The question is essentially suggesting the only nonsplit extension classes $\xi:0\to M_\lambda\to E\to M_\lambda\to0$ satisfy $E\cong M'_\lambda$. To verify that, I think the best strategy is to create a candidate extension $0\to M_\lambda\to M'_\lambda\to M_\lambda\to0$ and then verify that, by tweaking the maps in the short exact sequence, we can obtain any element of the extension module $\mathsf{Ext}^1_{k[t]}(M_\lambda,M_\lambda)\cong M_\lambda$. Our life is made easier by the observation $M_\lambda$ is basically $1$-dimensional; if we find just one nonsplit extension using $M'_\lambda$ then by scaling we should be able to obtain all extension classes.
Well, of course $(t-\lambda)$ projects to an ideal of $M'_\lambda$ and we obtain a quotient $M'_\lambda/\overline{(t-\lambda)}\cong M_\lambda$. The kernel $(t-\lambda)M'_\lambda$ is easily isomorphic to $M_\lambda$; specifically we take the map $M_\lambda\hookrightarrow M'_\lambda$ which sends $x\mapsto(t-\lambda)x\sim(0,x)$. It's easy to see by my description above that this is a module morphism. We can also check that this doesn't split; a section $F:M'_\lambda\to M_\lambda$ would be determined by $a:=F(1,0),b:=F(0,1)$ and we require $f(\lambda)a+f'(\lambda)b=F(f(t)\cdot(1,0))=f(\lambda)a$ for all $f$, obviously forcing $b=0$; but then $x=F(0,x)=xb=0$ for all $x\in M_\lambda$ is forced so $F$ cannot be a section.
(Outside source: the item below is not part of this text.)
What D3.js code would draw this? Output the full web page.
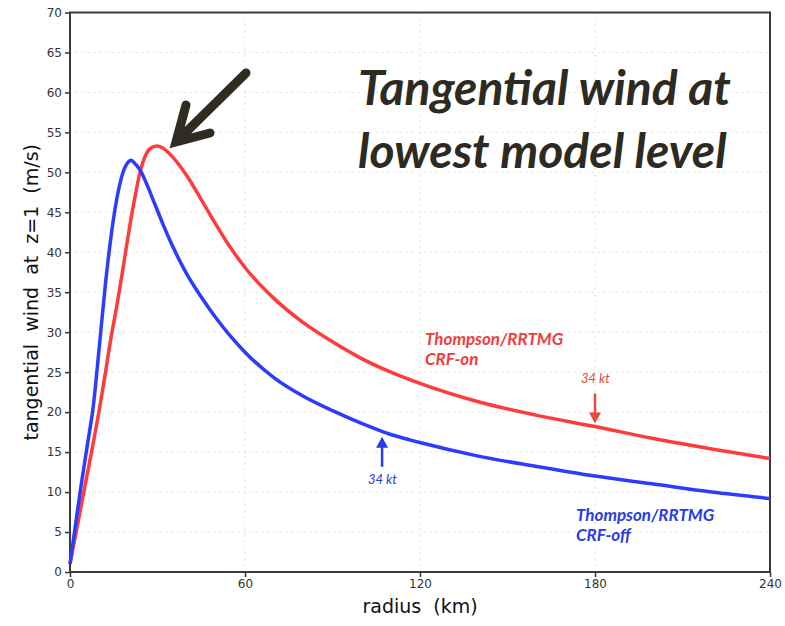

The last thing to do is show that we can modify the maps in our canonical $\Xi:0\to M_\lambda\to M'_\lambda\to M_\lambda\to0$, making a new extension $\xi$, to ensure the connecting homomorphisms are appropriately scaled; $\partial_{\xi}=z\cdot\partial_{\Xi}$, $z\in k^{\times}$ arbitrary. One can directly compute with the horseshoe lemma construction that adjusting the map $M_\lambda\to M'_\lambda$ so that it maps $x\mapsto(0,-z^{-1}x)$ will cause the connecting homomorphism to be scaled by $z$. I strongly recommend you check this for yourself (and feel free to disagree with me in case I've made a mistake).